Depois vieram as badaladas UPPs, euforia que ainda perdura, ora firme, ora claudicante, porque nem ao Sistema Globo é possível “tapar o sol com a peneira” em vista do cada vez mais elevado número de ocorrências violentas em diversas localidades “pacificadas”. No fim de contas, o “enfrentamento” é inevitável...
É, estamos em ano eleitoral... A luta pelo poder será insana. Que os "300 de Beltrame" não terminem como os 300 de Esparta!... Ah, a eterna luta pelo poder!... Na realidade (ou na ficção, tanto faz, não sabemos se existe alguma realidade no Universo), estaremos a assistir mais uma vez a reedição de cenários shakespearianos (“embora a autoridade seja um urso teimoso, muitas vezes, à vista de ouro, deixa-se conduzir pelo nariz”) que nos remetem à máxima de Cecília Meireles resumida na poesia: “Vede os pequenos tiranos/ que mandam mais do que o Rei/ Onde a fonte de ouro corre/ apodrece a flor da lei!”
E o poder que se disputa é o tão almejado “ouro” das máximas eternizadas pelos dois inegáveis mestres universais da arte literária em todas as suas vertentes.
Pensem, ó companheiros! Pensem, ó leitores e eleitores! Não sejam tolos, ó eleitores! Sejam sábios e vejam a árvore, ó eleitores!... Ó Cecília Meireles, ó William Shakespeare, façam o eleitor acordar a tempo! Porque até 03 de outubro vindouro o que veremos como realidade é a ficção trágica encenada no palco dos horrores do narcotráfico vencedor também de eleições. E se for necessário aos traficantes matar mais crianças para inibir o Poder Público desde muito tempo a eles submetido, eles o farão sem pejo.
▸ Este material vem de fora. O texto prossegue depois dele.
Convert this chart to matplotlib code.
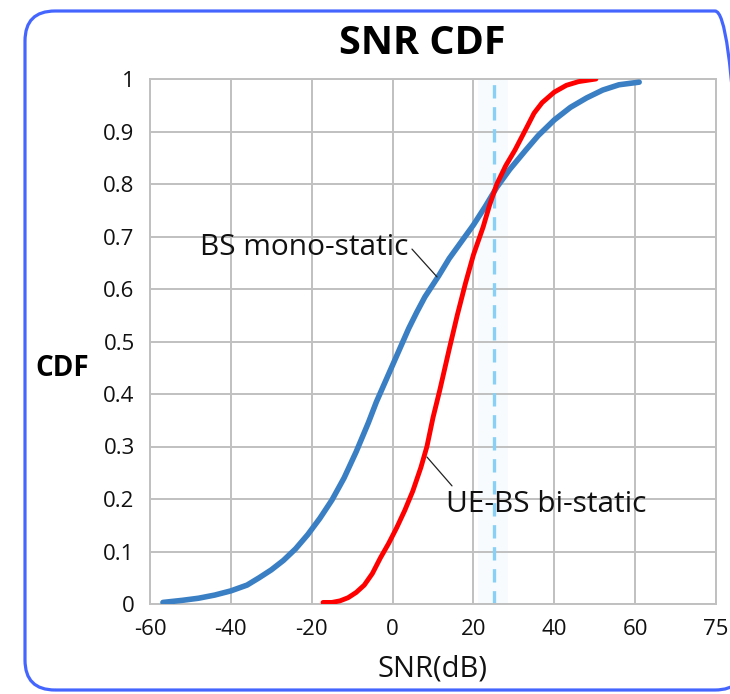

É, enfim, a ditadura dos bandidos, eis a “árvore” da máxima de William Blake a ser iluminada pela sabedoria popular na hora do voto: “O tolo não vê a árvore que o sábio vê!”





4 comentários:

Wanderby disse...

Não sei se o Sr escreve como poucos ou se poucos escrevem como o Sr.
Minha continência.

Anônimo disse...

É muita sabedoria para uma única mente

Anônimo disse...

A VIOLENCIA EM COSTA BARROS NASCEU MESMO NA EPOCA DO GOVERNADOR BRIZOLA,DEPOIS ALIMENTADO POR OUTROS GOVERNADORES COMO GAROTINHO,ROSINHA E ATE BENEDITA DA SILVA,TIVE QUE SAIR DE COSTA BARROS DEVIDO A VIOLENCIA QUE NOS DIAS DE HOJE ESTÃO NO TOPO MAXIMO,SO MESMO HUMA UPP PRA SALVAR O POVO SOFRIDO DESSA HERANÇA DEIXADA POR ESSES GOVERNADORES!

Anônimo disse...

Pois e' ja se passaram seis meses,sairam comandantes, entraram comandantes,O Comandante Principe permanece, como ele mesmo dizia, "No passadisso da ala norte" So' que desta vez, da Geladeira da DGP. E isso nao e nada pessoal !!!!